**WHAT NEEDS TO BE DONE:**
Copy everything in the data below exactly except the pictures.

**RECORDED DATA:**
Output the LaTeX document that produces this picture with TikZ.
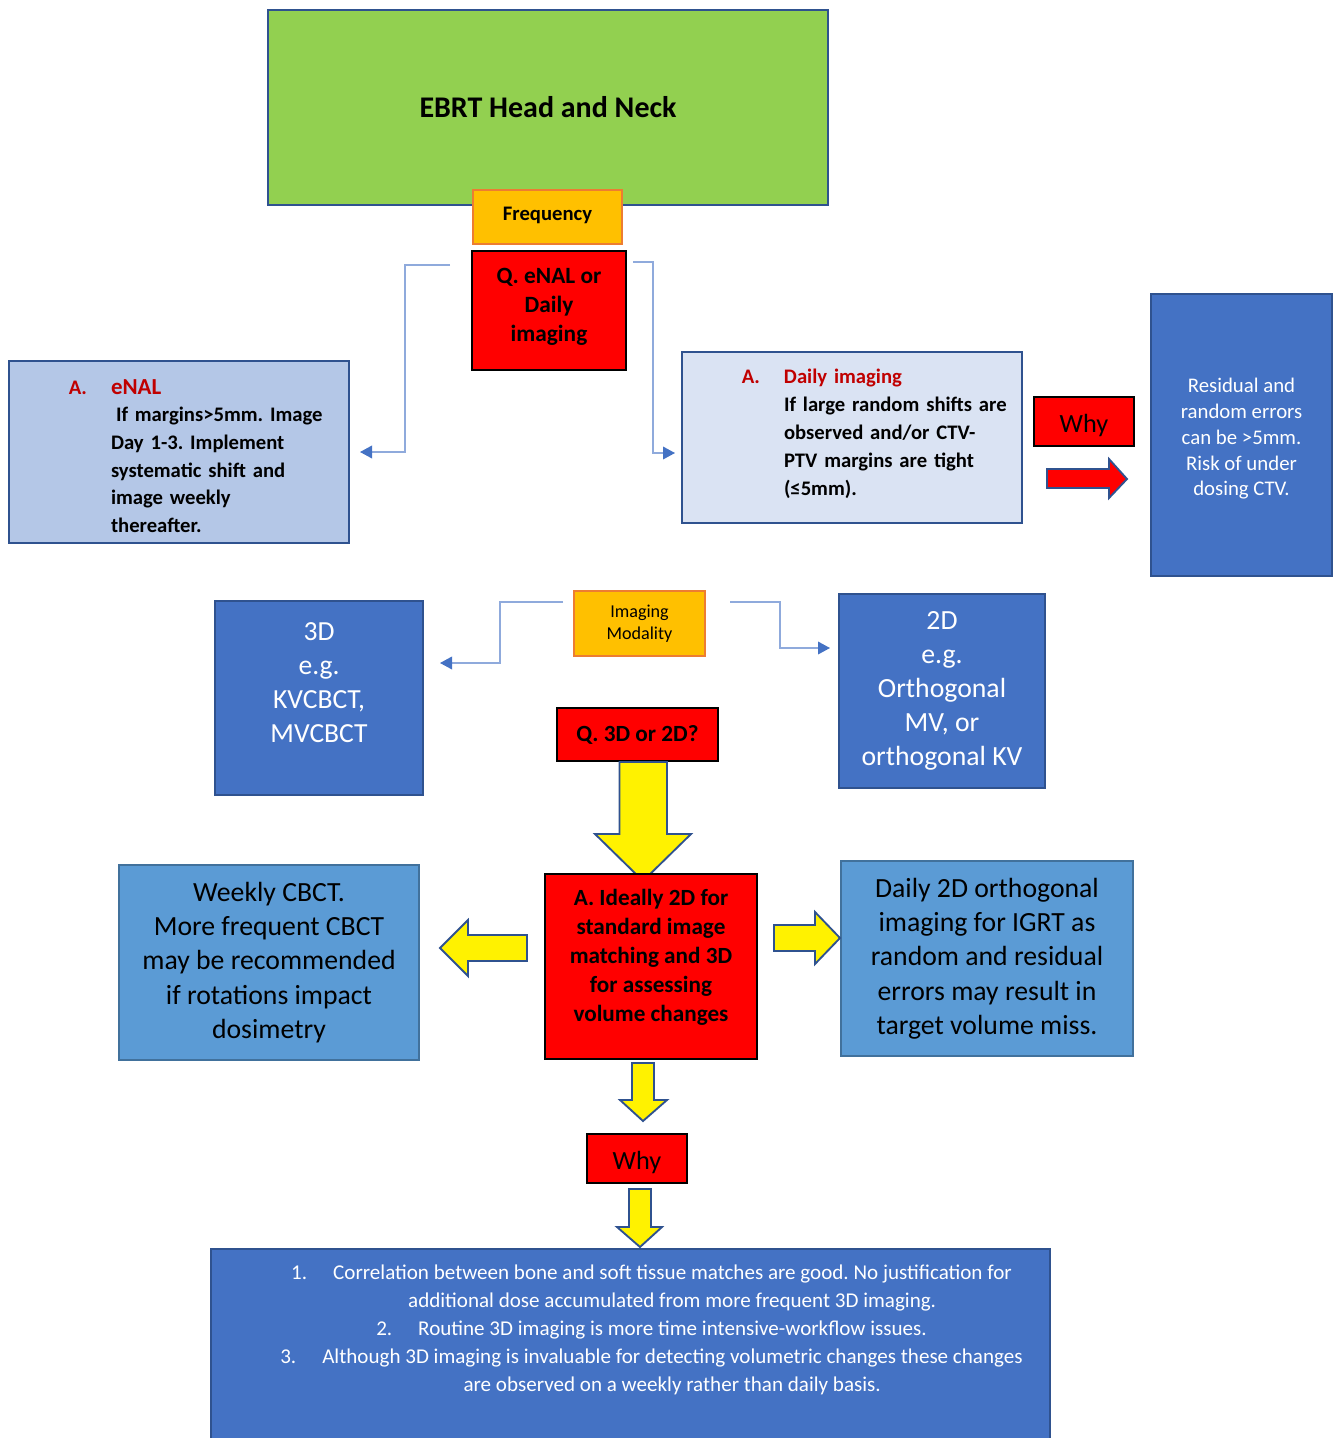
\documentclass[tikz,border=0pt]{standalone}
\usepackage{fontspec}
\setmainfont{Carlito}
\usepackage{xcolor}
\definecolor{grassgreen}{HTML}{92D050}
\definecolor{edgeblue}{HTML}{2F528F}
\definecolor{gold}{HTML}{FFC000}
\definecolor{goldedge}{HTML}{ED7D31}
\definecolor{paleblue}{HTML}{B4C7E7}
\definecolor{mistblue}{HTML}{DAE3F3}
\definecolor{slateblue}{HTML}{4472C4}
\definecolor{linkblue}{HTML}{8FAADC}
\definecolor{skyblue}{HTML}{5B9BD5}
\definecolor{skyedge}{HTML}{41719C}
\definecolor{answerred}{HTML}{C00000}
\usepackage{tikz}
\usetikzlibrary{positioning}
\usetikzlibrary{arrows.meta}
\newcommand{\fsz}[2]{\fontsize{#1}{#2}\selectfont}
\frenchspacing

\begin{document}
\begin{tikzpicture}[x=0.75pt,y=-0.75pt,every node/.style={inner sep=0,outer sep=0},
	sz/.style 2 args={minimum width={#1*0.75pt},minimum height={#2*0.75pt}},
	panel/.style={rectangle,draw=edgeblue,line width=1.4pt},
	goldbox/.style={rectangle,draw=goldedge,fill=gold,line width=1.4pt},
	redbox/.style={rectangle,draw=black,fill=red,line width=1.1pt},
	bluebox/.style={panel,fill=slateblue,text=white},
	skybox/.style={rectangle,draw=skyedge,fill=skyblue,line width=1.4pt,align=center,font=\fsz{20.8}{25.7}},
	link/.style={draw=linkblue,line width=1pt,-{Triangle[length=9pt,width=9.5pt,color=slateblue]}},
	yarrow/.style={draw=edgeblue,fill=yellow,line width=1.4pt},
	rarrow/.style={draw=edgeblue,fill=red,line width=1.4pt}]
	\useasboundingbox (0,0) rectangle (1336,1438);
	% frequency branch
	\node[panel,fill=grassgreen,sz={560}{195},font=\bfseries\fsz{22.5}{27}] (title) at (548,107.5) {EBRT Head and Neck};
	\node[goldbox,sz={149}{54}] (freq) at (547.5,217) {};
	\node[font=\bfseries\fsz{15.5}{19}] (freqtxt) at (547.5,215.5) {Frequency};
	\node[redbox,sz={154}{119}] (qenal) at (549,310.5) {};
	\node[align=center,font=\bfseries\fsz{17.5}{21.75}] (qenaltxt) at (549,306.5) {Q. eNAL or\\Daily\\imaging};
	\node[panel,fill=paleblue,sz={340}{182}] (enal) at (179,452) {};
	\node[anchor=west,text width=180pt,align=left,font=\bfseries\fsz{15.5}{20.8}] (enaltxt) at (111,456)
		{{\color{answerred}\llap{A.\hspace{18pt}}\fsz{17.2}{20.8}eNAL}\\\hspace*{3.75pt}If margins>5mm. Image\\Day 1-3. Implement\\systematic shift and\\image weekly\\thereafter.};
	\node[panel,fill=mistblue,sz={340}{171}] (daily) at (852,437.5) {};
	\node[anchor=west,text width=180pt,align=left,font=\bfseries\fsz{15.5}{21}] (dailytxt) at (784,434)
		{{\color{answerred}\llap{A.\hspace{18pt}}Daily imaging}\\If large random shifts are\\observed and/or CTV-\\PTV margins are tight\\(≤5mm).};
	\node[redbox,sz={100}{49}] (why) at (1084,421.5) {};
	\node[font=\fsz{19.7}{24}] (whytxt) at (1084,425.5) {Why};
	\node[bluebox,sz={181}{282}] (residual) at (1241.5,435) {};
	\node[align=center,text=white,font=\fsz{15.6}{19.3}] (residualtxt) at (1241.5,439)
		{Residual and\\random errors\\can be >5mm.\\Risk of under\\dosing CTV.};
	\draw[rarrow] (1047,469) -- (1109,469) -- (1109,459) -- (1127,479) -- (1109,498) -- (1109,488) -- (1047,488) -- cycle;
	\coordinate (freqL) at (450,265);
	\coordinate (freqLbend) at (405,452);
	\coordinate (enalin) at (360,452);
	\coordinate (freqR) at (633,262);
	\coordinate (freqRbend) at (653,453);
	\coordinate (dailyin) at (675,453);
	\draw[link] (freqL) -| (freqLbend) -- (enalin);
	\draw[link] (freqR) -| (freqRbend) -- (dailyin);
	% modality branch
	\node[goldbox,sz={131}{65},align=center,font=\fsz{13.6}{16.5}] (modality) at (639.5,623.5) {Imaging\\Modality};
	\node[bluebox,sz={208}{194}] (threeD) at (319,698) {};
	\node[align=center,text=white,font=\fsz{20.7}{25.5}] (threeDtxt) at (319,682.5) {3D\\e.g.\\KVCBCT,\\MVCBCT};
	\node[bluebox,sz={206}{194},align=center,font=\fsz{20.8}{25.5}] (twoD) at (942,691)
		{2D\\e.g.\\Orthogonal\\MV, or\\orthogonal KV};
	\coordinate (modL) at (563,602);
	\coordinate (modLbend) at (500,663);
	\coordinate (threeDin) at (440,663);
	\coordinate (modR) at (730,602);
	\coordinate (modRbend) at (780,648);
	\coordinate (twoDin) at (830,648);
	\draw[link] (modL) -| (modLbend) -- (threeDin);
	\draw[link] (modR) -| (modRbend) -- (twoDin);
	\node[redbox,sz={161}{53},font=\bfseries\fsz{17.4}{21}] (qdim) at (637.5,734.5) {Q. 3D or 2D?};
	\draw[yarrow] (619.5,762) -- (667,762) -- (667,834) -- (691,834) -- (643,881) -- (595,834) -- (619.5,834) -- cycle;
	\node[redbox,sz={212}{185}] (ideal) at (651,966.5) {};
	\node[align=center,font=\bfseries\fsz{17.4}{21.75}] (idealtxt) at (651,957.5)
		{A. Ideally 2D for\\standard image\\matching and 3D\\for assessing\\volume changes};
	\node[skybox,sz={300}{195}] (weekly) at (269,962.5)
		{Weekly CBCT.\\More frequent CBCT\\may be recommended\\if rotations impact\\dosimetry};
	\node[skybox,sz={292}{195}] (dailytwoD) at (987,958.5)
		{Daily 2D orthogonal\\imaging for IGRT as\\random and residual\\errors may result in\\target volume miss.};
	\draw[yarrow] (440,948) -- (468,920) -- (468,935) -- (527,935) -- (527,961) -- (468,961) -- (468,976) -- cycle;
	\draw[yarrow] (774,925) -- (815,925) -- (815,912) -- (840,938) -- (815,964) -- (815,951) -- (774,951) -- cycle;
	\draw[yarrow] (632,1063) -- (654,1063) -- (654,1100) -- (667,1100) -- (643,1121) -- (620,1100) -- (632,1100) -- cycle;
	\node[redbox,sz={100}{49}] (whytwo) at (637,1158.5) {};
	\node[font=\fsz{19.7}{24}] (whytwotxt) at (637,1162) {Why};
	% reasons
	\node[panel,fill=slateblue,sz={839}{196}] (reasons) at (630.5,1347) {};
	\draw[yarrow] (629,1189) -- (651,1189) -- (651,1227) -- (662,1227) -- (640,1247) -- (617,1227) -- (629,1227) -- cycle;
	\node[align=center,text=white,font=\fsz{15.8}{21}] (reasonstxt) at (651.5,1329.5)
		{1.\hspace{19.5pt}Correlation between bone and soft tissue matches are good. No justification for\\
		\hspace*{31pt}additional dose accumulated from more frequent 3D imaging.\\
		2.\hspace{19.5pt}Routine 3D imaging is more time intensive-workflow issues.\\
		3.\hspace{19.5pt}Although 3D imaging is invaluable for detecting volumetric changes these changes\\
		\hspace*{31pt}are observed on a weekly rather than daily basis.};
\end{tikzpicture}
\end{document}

**ANSWER TO THE PROBLEM:**
Output the LaTeX document that produces this picture with TikZ.
\documentclass[tikz,border=0pt]{standalone}
\usepackage{fontspec}
\setmainfont{Carlito}
\usepackage{xcolor}
\definecolor{grassgreen}{HTML}{92D050}
\definecolor{edgeblue}{HTML}{2F528F}
\definecolor{gold}{HTML}{FFC000}
\definecolor{goldedge}{HTML}{ED7D31}
\definecolor{paleblue}{HTML}{B4C7E7}
\definecolor{mistblue}{HTML}{DAE3F3}
\definecolor{slateblue}{HTML}{4472C4}
\definecolor{linkblue}{HTML}{8FAADC}
\definecolor{skyblue}{HTML}{5B9BD5}
\definecolor{skyedge}{HTML}{41719C}
\definecolor{answerred}{HTML}{C00000}
\usepackage{tikz}
\usetikzlibrary{positioning}
\usetikzlibrary{arrows.meta}
\newcommand{\fsz}[2]{\fontsize{#1}{#2}\selectfont}
\frenchspacing

\begin{document}
\begin{tikzpicture}[x=0.75pt,y=-0.75pt,every node/.style={inner sep=0,outer sep=0},
	sz/.style 2 args={minimum width={#1*0.75pt},minimum height={#2*0.75pt}},
	panel/.style={rectangle,draw=edgeblue,line width=1.4pt},
	goldbox/.style={rectangle,draw=goldedge,fill=gold,line width=1.4pt},
	redbox/.style={rectangle,draw=black,fill=red,line width=1.1pt},
	bluebox/.style={panel,fill=slateblue,text=white},
	skybox/.style={rectangle,draw=skyedge,fill=skyblue,line width=1.4pt,align=center,font=\fsz{20.8}{25.7}},
	link/.style={draw=linkblue,line width=1pt,-{Triangle[length=9pt,width=9.5pt,color=slateblue]}},
	yarrow/.style={draw=edgeblue,fill=yellow,line width=1.4pt},
	rarrow/.style={draw=edgeblue,fill=red,line width=1.4pt}]
	\useasboundingbox (0,0) rectangle (1336,1438);
	% frequency branch
	\node[panel,fill=grassgreen,sz={560}{195},font=\bfseries\fsz{22.5}{27}] (title) at (548,107.5) {EBRT Head and Neck};
	\node[goldbox,sz={149}{54}] (freq) at (547.5,217) {};
	\node[font=\bfseries\fsz{15.5}{19}] (freqtxt) at (547.5,215.5) {Frequency};
	\node[redbox,sz={154}{119}] (qenal) at (549,310.5) {};
	\node[align=center,font=\bfseries\fsz{17.5}{21.75}] (qenaltxt) at (549,306.5) {Q. eNAL or\\Daily\\imaging};
	\node[panel,fill=paleblue,sz={340}{182}] (enal) at (179,452) {};
	\node[anchor=west,text width=180pt,align=left,font=\bfseries\fsz{15.5}{20.8}] (enaltxt) at (111,456)
		{{\color{answerred}\llap{A.\hspace{18pt}}\fsz{17.2}{20.8}eNAL}\\\hspace*{3.75pt}If margins>5mm. Image\\Day 1-3. Implement\\systematic shift and\\image weekly\\thereafter.};
	\node[panel,fill=mistblue,sz={340}{171}] (daily) at (852,437.5) {};
	\node[anchor=west,text width=180pt,align=left,font=\bfseries\fsz{15.5}{21}] (dailytxt) at (784,434)
		{{\color{answerred}\llap{A.\hspace{18pt}}Daily imaging}\\If large random shifts are\\observed and/or CTV-\\PTV margins are tight\\(≤5mm).};
	\node[redbox,sz={100}{49}] (why) at (1084,421.5) {};
	\node[font=\fsz{19.7}{24}] (whytxt) at (1084,425.5) {Why};
	\node[bluebox,sz={181}{282}] (residual) at (1241.5,435) {};
	\node[align=center,text=white,font=\fsz{15.6}{19.3}] (residualtxt) at (1241.5,439)
		{Residual and\\random errors\\can be >5mm.\\Risk of under\\dosing CTV.};
	\draw[rarrow] (1047,469) -- (1109,469) -- (1109,459) -- (1127,479) -- (1109,498) -- (1109,488) -- (1047,488) -- cycle;
	\coordinate (freqL) at (450,265);
	\coordinate (freqLbend) at (405,452);
	\coordinate (enalin) at (360,452);
	\coordinate (freqR) at (633,262);
	\coordinate (freqRbend) at (653,453);
	\coordinate (dailyin) at (675,453);
	\draw[link] (freqL) -| (freqLbend) -- (enalin);
	\draw[link] (freqR) -| (freqRbend) -- (dailyin);
	% modality branch
	\node[goldbox,sz={131}{65},align=center,font=\fsz{13.6}{16.5}] (modality) at (639.5,623.5) {Imaging\\Modality};
	\node[bluebox,sz={208}{194}] (threeD) at (319,698) {};
	\node[align=center,text=white,font=\fsz{20.7}{25.5}] (threeDtxt) at (319,682.5) {3D\\e.g.\\KVCBCT,\\MVCBCT};
	\node[bluebox,sz={206}{194},align=center,font=\fsz{20.8}{25.5}] (twoD) at (942,691)
		{2D\\e.g.\\Orthogonal\\MV, or\\orthogonal KV};
	\coordinate (modL) at (563,602);
	\coordinate (modLbend) at (500,663);
	\coordinate (threeDin) at (440,663);
	\coordinate (modR) at (730,602);
	\coordinate (modRbend) at (780,648);
	\coordinate (twoDin) at (830,648);
	\draw[link] (modL) -| (modLbend) -- (threeDin);
	\draw[link] (modR) -| (modRbend) -- (twoDin);
	\node[redbox,sz={161}{53},font=\bfseries\fsz{17.4}{21}] (qdim) at (637.5,734.5) {Q. 3D or 2D?};
	\draw[yarrow] (619.5,762) -- (667,762) -- (667,834) -- (691,834) -- (643,881) -- (595,834) -- (619.5,834) -- cycle;
	\node[redbox,sz={212}{185}] (ideal) at (651,966.5) {};
	\node[align=center,font=\bfseries\fsz{17.4}{21.75}] (idealtxt) at (651,957.5)
		{A. Ideally 2D for\\standard image\\matching and 3D\\for assessing\\volume changes};
	\node[skybox,sz={300}{195}] (weekly) at (269,962.5)
		{Weekly CBCT.\\More frequent CBCT\\may be recommended\\if rotations impact\\dosimetry};
	\node[skybox,sz={292}{195}] (dailytwoD) at (987,958.5)
		{Daily 2D orthogonal\\imaging for IGRT as\\random and residual\\errors may result in\\target volume miss.};
	\draw[yarrow] (440,948) -- (468,920) -- (468,935) -- (527,935) -- (527,961) -- (468,961) -- (468,976) -- cycle;
	\draw[yarrow] (774,925) -- (815,925) -- (815,912) -- (840,938) -- (815,964) -- (815,951) -- (774,951) -- cycle;
	\draw[yarrow] (632,1063) -- (654,1063) -- (654,1100) -- (667,1100) -- (643,1121) -- (620,1100) -- (632,1100) -- cycle;
	\node[redbox,sz={100}{49}] (whytwo) at (637,1158.5) {};
	\node[font=\fsz{19.7}{24}] (whytwotxt) at (637,1162) {Why};
	% reasons
	\node[panel,fill=slateblue,sz={839}{196}] (reasons) at (630.5,1347) {};
	\draw[yarrow] (629,1189) -- (651,1189) -- (651,1227) -- (662,1227) -- (640,1247) -- (617,1227) -- (629,1227) -- cycle;
	\node[align=center,text=white,font=\fsz{15.8}{21}] (reasonstxt) at (651.5,1329.5)
		{1.\hspace{19.5pt}Correlation between bone and soft tissue matches are good. No justification for\\
		\hspace*{31pt}additional dose accumulated from more frequent 3D imaging.\\
		2.\hspace{19.5pt}Routine 3D imaging is more time intensive-workflow issues.\\
		3.\hspace{19.5pt}Although 3D imaging is invaluable for detecting volumetric changes these changes\\
		\hspace*{31pt}are observed on a weekly rather than daily basis.};
\end{tikzpicture}
\end{document}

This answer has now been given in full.